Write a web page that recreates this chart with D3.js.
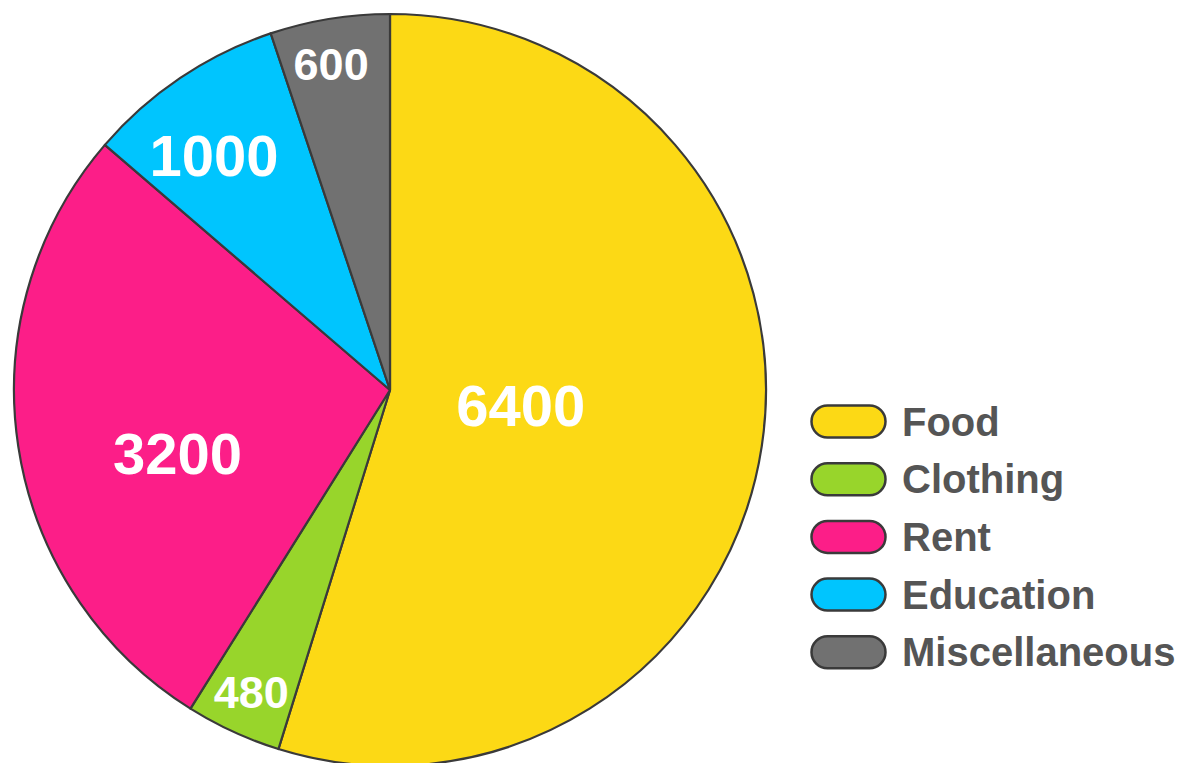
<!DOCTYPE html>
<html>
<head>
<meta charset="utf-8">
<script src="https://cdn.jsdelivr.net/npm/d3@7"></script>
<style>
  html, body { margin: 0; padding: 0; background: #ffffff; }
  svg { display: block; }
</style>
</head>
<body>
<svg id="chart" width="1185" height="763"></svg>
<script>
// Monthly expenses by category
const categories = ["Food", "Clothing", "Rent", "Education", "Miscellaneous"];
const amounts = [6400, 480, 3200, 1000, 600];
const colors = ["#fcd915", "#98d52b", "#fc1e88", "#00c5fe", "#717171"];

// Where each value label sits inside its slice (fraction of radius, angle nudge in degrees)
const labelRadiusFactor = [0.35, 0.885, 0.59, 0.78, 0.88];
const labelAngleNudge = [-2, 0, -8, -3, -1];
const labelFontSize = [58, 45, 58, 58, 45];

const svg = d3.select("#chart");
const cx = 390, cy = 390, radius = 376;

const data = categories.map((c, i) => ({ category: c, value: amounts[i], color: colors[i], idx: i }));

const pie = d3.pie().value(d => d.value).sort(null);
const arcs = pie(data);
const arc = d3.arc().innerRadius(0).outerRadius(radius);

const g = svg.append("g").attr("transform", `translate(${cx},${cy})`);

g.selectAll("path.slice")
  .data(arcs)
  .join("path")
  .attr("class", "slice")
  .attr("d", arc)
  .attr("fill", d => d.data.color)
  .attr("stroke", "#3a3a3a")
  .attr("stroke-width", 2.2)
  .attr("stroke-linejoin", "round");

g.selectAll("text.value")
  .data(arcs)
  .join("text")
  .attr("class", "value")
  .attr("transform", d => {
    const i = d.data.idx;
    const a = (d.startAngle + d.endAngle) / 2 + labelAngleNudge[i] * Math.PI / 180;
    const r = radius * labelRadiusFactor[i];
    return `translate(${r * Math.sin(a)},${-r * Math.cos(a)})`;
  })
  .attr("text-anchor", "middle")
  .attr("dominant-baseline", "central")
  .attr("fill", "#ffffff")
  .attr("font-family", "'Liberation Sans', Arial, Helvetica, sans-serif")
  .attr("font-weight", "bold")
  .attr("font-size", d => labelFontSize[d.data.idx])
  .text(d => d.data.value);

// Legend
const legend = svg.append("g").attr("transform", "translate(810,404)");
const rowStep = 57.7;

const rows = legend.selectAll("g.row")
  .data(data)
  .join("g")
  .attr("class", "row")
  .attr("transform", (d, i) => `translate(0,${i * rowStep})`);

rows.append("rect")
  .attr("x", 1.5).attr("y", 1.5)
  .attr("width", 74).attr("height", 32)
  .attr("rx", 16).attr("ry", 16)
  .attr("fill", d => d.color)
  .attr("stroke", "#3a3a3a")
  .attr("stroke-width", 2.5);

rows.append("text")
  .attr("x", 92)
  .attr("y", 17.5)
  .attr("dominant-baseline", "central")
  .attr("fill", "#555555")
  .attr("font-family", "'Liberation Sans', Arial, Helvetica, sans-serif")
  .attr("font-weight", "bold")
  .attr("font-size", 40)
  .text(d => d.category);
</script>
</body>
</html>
--*--
* [Goal of the exercise]: Copy every line above word for word and exclude the pictures.

* [Solution for this task]:
Write a web page that recreates this chart with D3.js.
<!DOCTYPE html>
<html>
<head>
<meta charset="utf-8">
<script src="https://cdn.jsdelivr.net/npm/d3@7"></script>
<style>
  html, body { margin: 0; padding: 0; background: #ffffff; }
  svg { display: block; }
</style>
</head>
<body>
<svg id="chart" width="1185" height="763"></svg>
<script>
// Monthly expenses by category
const categories = ["Food", "Clothing", "Rent", "Education", "Miscellaneous"];
const amounts = [6400, 480, 3200, 1000, 600];
const colors = ["#fcd915", "#98d52b", "#fc1e88", "#00c5fe", "#717171"];

// Where each value label sits inside its slice (fraction of radius, angle nudge in degrees)
const labelRadiusFactor = [0.35, 0.885, 0.59, 0.78, 0.88];
const labelAngleNudge = [-2, 0, -8, -3, -1];
const labelFontSize = [58, 45, 58, 58, 45];

const svg = d3.select("#chart");
const cx = 390, cy = 390, radius = 376;

const data = categories.map((c, i) => ({ category: c, value: amounts[i], color: colors[i], idx: i }));

const pie = d3.pie().value(d => d.value).sort(null);
const arcs = pie(data);
const arc = d3.arc().innerRadius(0).outerRadius(radius);

const g = svg.append("g").attr("transform", `translate(${cx},${cy})`);

g.selectAll("path.slice")
  .data(arcs)
  .join("path")
  .attr("class", "slice")
  .attr("d", arc)
  .attr("fill", d => d.data.color)
  .attr("stroke", "#3a3a3a")
  .attr("stroke-width", 2.2)
  .attr("stroke-linejoin", "round");

g.selectAll("text.value")
  .data(arcs)
  .join("text")
  .attr("class", "value")
  .attr("transform", d => {
    const i = d.data.idx;
    const a = (d.startAngle + d.endAngle) / 2 + labelAngleNudge[i] * Math.PI / 180;
    const r = radius * labelRadiusFactor[i];
    return `translate(${r * Math.sin(a)},${-r * Math.cos(a)})`;
  })
  .attr("text-anchor", "middle")
  .attr("dominant-baseline", "central")
  .attr("fill", "#ffffff")
  .attr("font-family", "'Liberation Sans', Arial, Helvetica, sans-serif")
  .attr("font-weight", "bold")
  .attr("font-size", d => labelFontSize[d.data.idx])
  .text(d => d.data.value);

// Legend
const legend = svg.append("g").attr("transform", "translate(810,404)");
const rowStep = 57.7;

const rows = legend.selectAll("g.row")
  .data(data)
  .join("g")
  .attr("class", "row")
  .attr("transform", (d, i) => `translate(0,${i * rowStep})`);

rows.append("rect")
  .attr("x", 1.5).attr("y", 1.5)
  .attr("width", 74).attr("height", 32)
  .attr("rx", 16).attr("ry", 16)
  .attr("fill", d => d.color)
  .attr("stroke", "#3a3a3a")
  .attr("stroke-width", 2.5);

rows.append("text")
  .attr("x", 92)
  .attr("y", 17.5)
  .attr("dominant-baseline", "central")
  .attr("fill", "#555555")
  .attr("font-family", "'Liberation Sans', Arial, Helvetica, sans-serif")
  .attr("font-weight", "bold")
  .attr("font-size", 40)
  .text(d => d.category);
</script>
</body>
</html>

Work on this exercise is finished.